A 5 cent coin with a chequered history has been sold for over $3 million at an auction.

The Liberty Head nickel, one of five illegally produced in 1913 by a rogue US Mint worker a year after they stopped making them, went up for sale at a coin convention just outside of Chicago yesterday, where it was snapped up for $3,172,500 (£2,050,000).

After its production, the Mint worker went on to display the five coins and a collectors convention before selling them over the course of a few years.

In the mid-1940s the nickel was sold for a reported $3,750 to a man called George Walton. It was then passed down to his sister Melva Given when he died in a car crash in 1962. After an auction house mistakenly deemed it fake, she put it away at the bottom of a closet with a note labelled "It's not real".

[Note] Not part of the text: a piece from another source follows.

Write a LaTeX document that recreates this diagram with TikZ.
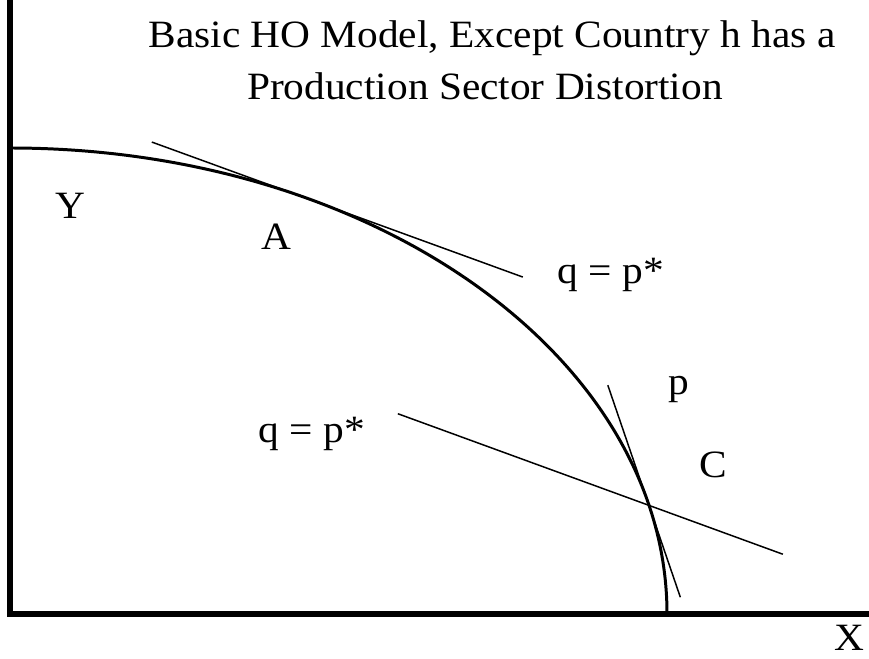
\documentclass[tikz,border=0pt]{standalone}
\usepackage{fontspec}
\setmainfont[FakeStretch=1.07]{Liberation Serif}
\usepackage{tikz}
\usetikzlibrary{calc}
\tikzset{
  axisline/.style={line width=3.4pt,line join=miter},
  ppfline/.style={line width=1.7pt},
  priceline/.style={line width=0.85pt},
  lbl/.style={font=\fontsize{22}{29}\selectfont,inner sep=0pt,anchor=base}
}

\begin{document}
\begin{tikzpicture}
  \useasboundingbox (-0.2,-0.88) rectangle (17.18,12.28);
  % axes
  \draw[axisline] (0,12.4) -- (0,0) -- (17.3,0);
  % production possibility frontier
  \draw[ppfline] (0,9.32) arc[start angle=90,end angle=0,x radius=13.14,y radius=9.32];
  \coordinate (A) at (62.8:13.14 and 9.32);
  \coordinate (C) at (13.5:13.14 and 9.32);
  % world price at A
  \coordinate (a1) at ($(A)+(-3.17,1.15)$);
  \coordinate (a2) at ($(A)+(4.25,-1.55)$);
  \draw[priceline] (a1) -- (a2);
  % world price through C
  \coordinate (c1) at ($(C)+(-5.02,1.83)$);
  \coordinate (c2) at ($(C)+(2.68,-0.98)$);
  \draw[priceline] (c1) -- (c2);
  % domestic price at C
  \coordinate (d1) at ($(C)+(-0.82,2.40)$);
  \coordinate (d2) at ($(C)+(0.63,-1.84)$);
  \draw[priceline] (d1) -- (d2);
  % labels
  \node[lbl] (title1) at (9.64,11.32) {Basic HO Model, Except Country h has a};
  \node[lbl] (title2) at (9.5,10.28) {Production Sector Distortion};
  \node[lbl] (ylab) at (1.2,7.9) {Y};
  \node[lbl] (alab) at (5.32,7.28) {A};
  \node[lbl] (qtop) at (12.02,6.6) {q = p*};
  \node[lbl] (plab) at (13.38,4.38) {p};
  \node[lbl] (qlow) at (6.04,3.44) {q = p*};
  \node[lbl] (clab) at (14.06,2.74) {C};
  \node[lbl] (xlab) at (16.78,-0.72) {X};
\end{tikzpicture}
\end{document}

The coin was rediscovered by Ms Given's children following her death in 1992, who took it to the American Numismatic Association's World Fair of Money in Baltimore in 2003, spurred on by a publicity stunt launched by former ANA governer Donn Pearlman, who was offering $1m to purchase the missing fifth specimen.

David Hall, an expert at the Professional Coin Grading Service, was one of the first to confirm the coin's authenticity, telling the Chigaco Tribune: "The minute I looked at it, I was 99.9 per cent".

The winning bidder at the Central States Numismatic Society Convention in Schaumburg, Illinois, was coin dealer and numismatic author Jeff Garrett, who said owning a 1913 nickel had always been one of his dreams.

The Walton heirs reportedly plan to split the proceeds equally.